__Your goal__
Pictures are not part of the copy. Retype the lines from the first one through the line that contains "width=280] (mpchk) at".

__Data extract__
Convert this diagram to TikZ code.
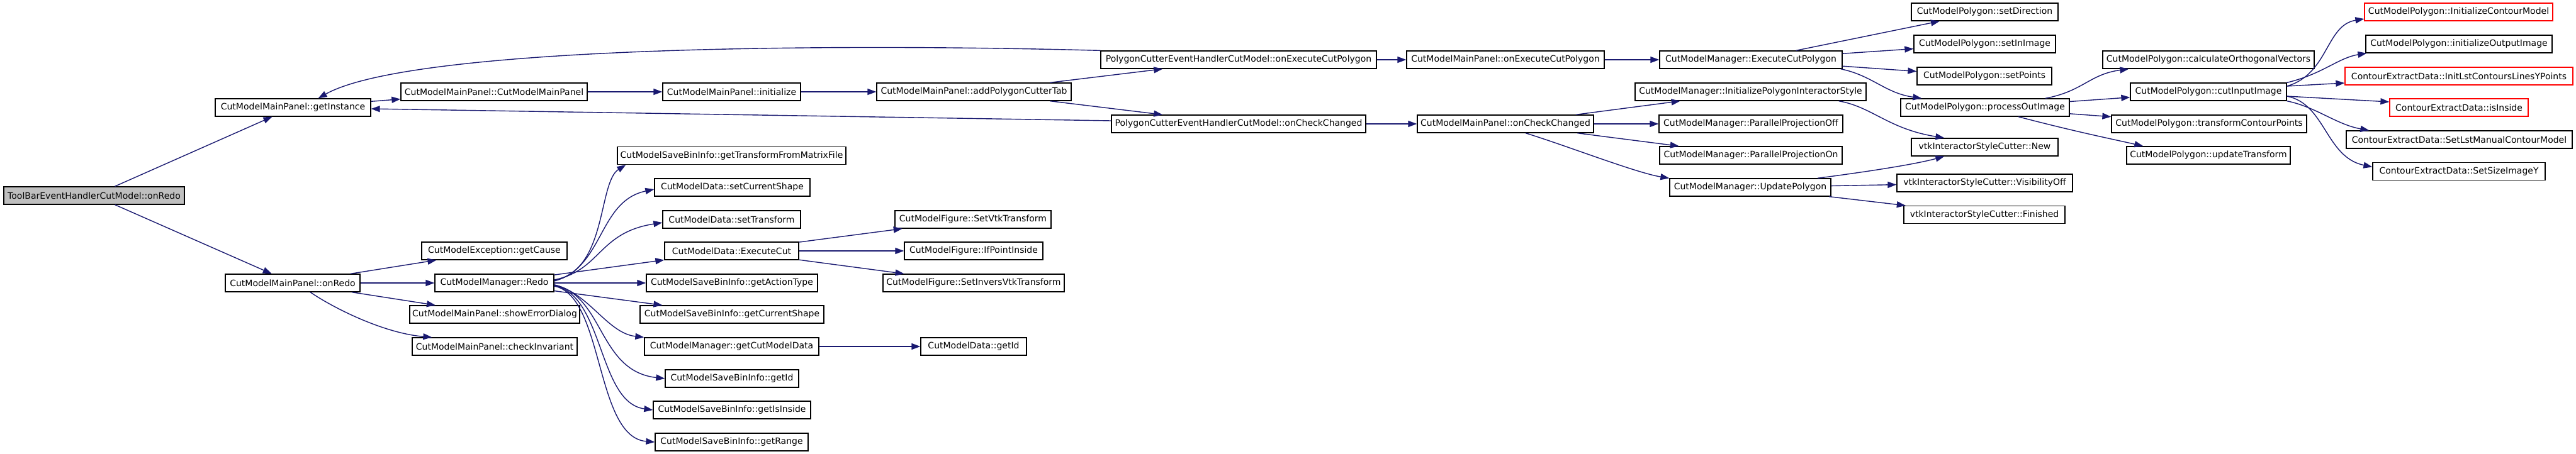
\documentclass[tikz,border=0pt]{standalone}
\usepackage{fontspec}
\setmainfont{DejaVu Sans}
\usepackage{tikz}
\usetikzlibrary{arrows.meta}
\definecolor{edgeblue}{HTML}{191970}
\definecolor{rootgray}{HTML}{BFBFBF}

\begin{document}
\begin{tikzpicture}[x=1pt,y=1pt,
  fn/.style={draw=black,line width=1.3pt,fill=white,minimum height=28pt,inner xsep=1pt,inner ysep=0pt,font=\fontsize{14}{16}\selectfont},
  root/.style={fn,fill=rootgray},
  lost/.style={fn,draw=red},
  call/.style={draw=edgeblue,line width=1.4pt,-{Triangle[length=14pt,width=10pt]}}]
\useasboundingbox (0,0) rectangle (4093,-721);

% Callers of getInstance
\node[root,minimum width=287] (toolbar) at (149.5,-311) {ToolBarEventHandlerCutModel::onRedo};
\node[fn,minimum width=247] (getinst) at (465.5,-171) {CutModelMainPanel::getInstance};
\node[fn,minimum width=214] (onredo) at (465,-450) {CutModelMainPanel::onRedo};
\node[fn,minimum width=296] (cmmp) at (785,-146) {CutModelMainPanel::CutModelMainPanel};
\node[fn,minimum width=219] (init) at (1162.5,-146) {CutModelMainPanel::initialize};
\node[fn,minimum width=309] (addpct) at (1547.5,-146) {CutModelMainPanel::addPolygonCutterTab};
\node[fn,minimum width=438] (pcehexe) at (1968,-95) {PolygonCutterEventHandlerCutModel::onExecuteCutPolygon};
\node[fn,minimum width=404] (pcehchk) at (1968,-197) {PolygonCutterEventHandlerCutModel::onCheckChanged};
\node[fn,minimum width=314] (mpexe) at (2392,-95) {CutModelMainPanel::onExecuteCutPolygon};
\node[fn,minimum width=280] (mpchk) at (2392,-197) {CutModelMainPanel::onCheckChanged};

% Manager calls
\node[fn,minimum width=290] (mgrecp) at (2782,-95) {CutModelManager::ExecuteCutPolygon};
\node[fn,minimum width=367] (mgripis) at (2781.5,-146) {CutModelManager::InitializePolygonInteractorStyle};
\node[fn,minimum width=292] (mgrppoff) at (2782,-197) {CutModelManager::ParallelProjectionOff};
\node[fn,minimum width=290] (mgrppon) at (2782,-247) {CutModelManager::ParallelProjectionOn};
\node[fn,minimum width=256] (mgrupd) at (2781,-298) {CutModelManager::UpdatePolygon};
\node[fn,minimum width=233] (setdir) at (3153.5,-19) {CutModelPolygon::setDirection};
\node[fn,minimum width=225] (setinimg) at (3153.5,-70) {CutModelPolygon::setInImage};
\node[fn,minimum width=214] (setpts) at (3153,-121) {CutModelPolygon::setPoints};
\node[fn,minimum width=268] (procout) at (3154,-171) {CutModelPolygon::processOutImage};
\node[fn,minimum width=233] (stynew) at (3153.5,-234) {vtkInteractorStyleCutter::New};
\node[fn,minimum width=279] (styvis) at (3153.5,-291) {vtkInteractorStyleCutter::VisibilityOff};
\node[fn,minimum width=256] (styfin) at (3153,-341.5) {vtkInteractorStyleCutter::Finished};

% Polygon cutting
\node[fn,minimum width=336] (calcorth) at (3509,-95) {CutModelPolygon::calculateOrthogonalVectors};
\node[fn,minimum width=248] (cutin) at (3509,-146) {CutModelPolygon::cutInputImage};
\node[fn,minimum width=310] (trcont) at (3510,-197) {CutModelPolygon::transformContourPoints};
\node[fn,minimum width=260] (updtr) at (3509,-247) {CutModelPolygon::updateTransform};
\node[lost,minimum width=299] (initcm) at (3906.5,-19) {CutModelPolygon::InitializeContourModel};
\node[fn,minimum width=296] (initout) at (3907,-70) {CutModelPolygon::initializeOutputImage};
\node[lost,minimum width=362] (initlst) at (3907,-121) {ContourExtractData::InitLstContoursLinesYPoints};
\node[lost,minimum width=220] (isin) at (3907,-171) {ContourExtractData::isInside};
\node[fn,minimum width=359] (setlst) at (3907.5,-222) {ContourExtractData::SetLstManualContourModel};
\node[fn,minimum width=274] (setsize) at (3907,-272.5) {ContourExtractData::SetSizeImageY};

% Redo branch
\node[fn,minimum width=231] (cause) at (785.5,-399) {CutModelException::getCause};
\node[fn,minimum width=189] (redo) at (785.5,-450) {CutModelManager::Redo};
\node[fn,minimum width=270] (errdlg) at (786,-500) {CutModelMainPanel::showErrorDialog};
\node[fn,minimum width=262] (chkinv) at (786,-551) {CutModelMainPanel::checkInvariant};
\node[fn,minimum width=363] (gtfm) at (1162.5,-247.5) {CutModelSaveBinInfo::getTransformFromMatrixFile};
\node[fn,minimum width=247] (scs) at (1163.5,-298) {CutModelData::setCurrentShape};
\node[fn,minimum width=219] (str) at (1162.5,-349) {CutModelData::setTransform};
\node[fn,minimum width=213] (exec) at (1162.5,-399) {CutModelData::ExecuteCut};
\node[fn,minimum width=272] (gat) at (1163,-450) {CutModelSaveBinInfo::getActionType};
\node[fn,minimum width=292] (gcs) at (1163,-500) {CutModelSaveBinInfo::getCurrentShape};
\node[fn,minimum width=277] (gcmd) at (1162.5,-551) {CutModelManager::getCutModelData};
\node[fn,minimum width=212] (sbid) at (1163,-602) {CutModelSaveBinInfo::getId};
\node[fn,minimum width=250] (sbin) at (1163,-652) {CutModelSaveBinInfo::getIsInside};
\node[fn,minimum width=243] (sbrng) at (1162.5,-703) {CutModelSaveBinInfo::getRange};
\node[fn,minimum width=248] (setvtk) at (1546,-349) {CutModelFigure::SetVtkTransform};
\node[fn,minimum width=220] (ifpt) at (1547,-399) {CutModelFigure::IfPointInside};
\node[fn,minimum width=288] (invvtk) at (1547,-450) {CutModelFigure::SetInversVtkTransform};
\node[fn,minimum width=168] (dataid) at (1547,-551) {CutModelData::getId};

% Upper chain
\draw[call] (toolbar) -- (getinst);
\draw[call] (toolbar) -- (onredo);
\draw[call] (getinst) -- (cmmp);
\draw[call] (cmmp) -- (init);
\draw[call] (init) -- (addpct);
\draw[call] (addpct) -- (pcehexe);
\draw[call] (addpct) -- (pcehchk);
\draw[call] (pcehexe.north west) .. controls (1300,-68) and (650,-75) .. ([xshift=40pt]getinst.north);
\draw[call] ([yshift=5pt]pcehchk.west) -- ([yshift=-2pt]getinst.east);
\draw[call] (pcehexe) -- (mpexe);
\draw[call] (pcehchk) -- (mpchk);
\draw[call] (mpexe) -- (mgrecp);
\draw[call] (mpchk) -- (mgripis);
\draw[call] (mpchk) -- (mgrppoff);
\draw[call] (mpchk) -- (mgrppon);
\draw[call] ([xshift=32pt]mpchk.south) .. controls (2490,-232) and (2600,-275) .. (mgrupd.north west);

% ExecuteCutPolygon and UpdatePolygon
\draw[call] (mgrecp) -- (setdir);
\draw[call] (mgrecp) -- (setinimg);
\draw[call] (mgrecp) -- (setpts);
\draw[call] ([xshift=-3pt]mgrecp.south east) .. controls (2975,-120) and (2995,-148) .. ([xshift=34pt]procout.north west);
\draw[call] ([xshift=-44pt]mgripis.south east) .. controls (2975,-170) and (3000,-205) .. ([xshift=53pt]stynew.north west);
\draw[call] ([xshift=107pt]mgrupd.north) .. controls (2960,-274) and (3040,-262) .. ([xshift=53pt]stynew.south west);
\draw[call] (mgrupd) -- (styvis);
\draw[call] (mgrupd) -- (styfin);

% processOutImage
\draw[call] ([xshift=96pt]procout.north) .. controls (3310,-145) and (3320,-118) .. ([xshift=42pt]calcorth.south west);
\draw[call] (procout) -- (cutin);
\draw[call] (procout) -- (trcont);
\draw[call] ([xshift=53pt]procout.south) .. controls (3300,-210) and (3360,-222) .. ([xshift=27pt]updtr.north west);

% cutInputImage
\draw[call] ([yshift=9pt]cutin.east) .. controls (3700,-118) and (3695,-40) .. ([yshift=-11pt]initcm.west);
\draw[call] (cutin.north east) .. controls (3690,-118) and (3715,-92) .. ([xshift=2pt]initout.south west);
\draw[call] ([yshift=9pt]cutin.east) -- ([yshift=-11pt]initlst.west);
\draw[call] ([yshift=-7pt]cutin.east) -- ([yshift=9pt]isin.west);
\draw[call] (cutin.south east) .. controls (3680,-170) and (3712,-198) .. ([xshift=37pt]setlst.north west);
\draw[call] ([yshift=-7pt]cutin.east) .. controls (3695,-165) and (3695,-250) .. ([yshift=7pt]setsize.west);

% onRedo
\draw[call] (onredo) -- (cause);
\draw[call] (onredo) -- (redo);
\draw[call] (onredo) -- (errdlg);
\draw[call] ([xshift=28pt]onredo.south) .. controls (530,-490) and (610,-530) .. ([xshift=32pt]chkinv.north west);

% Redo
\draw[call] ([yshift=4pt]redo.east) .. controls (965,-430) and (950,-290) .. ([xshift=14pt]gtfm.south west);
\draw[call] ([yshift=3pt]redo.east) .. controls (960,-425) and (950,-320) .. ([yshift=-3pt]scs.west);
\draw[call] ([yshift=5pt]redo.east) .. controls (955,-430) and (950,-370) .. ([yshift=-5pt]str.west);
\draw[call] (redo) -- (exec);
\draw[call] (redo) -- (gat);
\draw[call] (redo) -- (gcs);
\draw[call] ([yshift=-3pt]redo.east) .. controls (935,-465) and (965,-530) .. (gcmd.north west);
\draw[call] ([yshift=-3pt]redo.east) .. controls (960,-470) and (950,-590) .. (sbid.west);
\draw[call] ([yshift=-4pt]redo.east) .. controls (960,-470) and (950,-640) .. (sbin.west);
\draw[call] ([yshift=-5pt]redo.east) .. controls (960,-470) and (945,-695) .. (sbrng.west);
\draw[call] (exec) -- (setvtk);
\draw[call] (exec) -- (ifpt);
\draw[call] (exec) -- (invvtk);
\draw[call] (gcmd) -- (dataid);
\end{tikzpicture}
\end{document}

__Correct output__
Convert this diagram to TikZ code.
\documentclass[tikz,border=0pt]{standalone}
\usepackage{fontspec}
\setmainfont{DejaVu Sans}
\usepackage{tikz}
\usetikzlibrary{arrows.meta}
\definecolor{edgeblue}{HTML}{191970}
\definecolor{rootgray}{HTML}{BFBFBF}

\begin{document}
\begin{tikzpicture}[x=1pt,y=1pt,
  fn/.style={draw=black,line width=1.3pt,fill=white,minimum height=28pt,inner xsep=1pt,inner ysep=0pt,font=\fontsize{14}{16}\selectfont},
  root/.style={fn,fill=rootgray},
  lost/.style={fn,draw=red},
  call/.style={draw=edgeblue,line width=1.4pt,-{Triangle[length=14pt,width=10pt]}}]
\useasboundingbox (0,0) rectangle (4093,-721);

% Callers of getInstance
\node[root,minimum width=287] (toolbar) at (149.5,-311) {ToolBarEventHandlerCutModel::onRedo};
\node[fn,minimum width=247] (getinst) at (465.5,-171) {CutModelMainPanel::getInstance};
\node[fn,minimum width=214] (onredo) at (465,-450) {CutModelMainPanel::onRedo};
\node[fn,minimum width=296] (cmmp) at (785,-146) {CutModelMainPanel::CutModelMainPanel};
\node[fn,minimum width=219] (init) at (1162.5,-146) {CutModelMainPanel::initialize};
\node[fn,minimum width=309] (addpct) at (1547.5,-146) {CutModelMainPanel::addPolygonCutterTab};
\node[fn,minimum width=438] (pcehexe) at (1968,-95) {PolygonCutterEventHandlerCutModel::onExecuteCutPolygon};
\node[fn,minimum width=404] (pcehchk) at (1968,-197) {PolygonCutterEventHandlerCutModel::onCheckChanged};
\node[fn,minimum width=314] (mpexe) at (2392,-95) {CutModelMainPanel::onExecuteCutPolygon};
\node[fn,minimum width=280] (mpchk) at (2392,-197) {CutModelMainPanel::onCheckChanged};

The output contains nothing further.